This post is about my choice to release the mindset that I deserve what others received because “I did everything right”! Let me explain.
I have been getting back into the social atmosphere and reconnecting with friends. It has been so bittersweet. I love being able to chat and make plans again. Yes, I am that “let’s go out for drinks” friend. I stay ready for brunch too. Come pick me up and I am at the door with gas money (yo these gas prices smh). I feel I have done so much these past 30 years that these next will be me living my life. I did everything right…right?
I went to school and got straight A’s. I went to the colleges and got them degrees. I work and give 100% to my jobs. I paid my bills (almost) on time. Saved what I can. Went to church, served and tithed. I did all that I was told to do AND YET I still experienced challenges. Heartbreak, living paycheck to paycheck, going hungry being on my last, abused and misused by folks who were supposed to love and care for me, and so much more. I did everything I was told to and it has not got me where I should be. I have not obtained the life I desire. A life of luxury and good health. Meanwhile the worst of human kind is jet setting and living their best life. Did I not do everything right?
I did everything right for them, and not for me. Everything that was right to them was not right for me.

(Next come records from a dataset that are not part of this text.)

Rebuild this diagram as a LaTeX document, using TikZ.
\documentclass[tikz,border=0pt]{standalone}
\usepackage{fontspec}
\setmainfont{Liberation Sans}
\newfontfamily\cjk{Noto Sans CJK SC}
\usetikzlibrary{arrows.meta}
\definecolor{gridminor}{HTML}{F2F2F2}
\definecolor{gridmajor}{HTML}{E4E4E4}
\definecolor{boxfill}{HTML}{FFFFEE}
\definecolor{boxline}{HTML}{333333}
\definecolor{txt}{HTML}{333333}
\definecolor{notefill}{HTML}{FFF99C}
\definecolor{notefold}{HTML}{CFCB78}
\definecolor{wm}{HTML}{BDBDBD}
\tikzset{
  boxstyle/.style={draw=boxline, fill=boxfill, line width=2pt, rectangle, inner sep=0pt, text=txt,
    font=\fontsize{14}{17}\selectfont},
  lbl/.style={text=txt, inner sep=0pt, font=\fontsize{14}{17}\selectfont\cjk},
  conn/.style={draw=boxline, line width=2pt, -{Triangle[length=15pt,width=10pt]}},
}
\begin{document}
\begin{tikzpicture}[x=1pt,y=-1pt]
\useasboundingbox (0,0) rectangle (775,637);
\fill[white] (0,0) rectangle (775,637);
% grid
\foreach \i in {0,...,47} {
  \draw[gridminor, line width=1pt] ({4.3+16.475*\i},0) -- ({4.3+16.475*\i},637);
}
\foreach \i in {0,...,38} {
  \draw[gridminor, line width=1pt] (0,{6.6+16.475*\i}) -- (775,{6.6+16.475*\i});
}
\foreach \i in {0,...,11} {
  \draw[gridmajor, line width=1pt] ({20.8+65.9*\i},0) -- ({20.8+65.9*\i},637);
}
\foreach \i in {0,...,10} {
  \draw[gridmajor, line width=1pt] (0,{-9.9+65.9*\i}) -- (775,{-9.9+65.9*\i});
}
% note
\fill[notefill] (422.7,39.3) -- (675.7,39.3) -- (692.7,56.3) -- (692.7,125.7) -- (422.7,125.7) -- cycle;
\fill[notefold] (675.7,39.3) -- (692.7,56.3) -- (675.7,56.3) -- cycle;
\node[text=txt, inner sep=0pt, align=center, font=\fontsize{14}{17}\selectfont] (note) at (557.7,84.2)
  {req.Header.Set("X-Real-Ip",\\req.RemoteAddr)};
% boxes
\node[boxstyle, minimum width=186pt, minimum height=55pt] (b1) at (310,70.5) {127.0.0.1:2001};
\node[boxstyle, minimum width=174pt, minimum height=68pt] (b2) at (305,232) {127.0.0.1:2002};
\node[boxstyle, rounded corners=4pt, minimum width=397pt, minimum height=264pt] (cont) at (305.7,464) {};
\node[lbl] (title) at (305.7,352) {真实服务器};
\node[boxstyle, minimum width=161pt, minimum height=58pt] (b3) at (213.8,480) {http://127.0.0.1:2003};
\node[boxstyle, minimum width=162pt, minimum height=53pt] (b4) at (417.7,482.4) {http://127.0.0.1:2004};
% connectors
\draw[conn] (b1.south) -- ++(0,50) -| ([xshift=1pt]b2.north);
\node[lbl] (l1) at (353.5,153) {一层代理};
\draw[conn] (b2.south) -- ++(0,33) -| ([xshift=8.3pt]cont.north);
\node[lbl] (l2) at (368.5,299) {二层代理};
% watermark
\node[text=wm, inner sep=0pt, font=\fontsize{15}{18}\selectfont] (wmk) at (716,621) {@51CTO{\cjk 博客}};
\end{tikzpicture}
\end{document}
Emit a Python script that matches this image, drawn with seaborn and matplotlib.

It is clear that the path I was walking was to prepare me for the purpose I am activating today. In my past I was living for others and not for myself or my legacy. Comparing my circumstances to live out their expectations. Today I am living for me. I appreciate the lessons and experiences my past has given me. Without them I would not be able to relate or show compassion to others at the level I do (yes that is all me). Without the pain I wouldn’t know what healing feels like. Without hate I wouldn’t know what love looks like. Without depression I wouldn’t know unconditional joy. I am so glad I am now realizing what it means to live for me. To do everything right for my divine assignment. To not allow other’s expectations or definitions write my narrative - this is my story. Better late than never. So I move forward enjoying and embracing the moment. I am working on not worrying about tomorrow - God has that. Today is when I take all the blessings that are for me and do EVERYTHING right!
(Picture) 2022 SF Carnaval - My release expressed. This is me!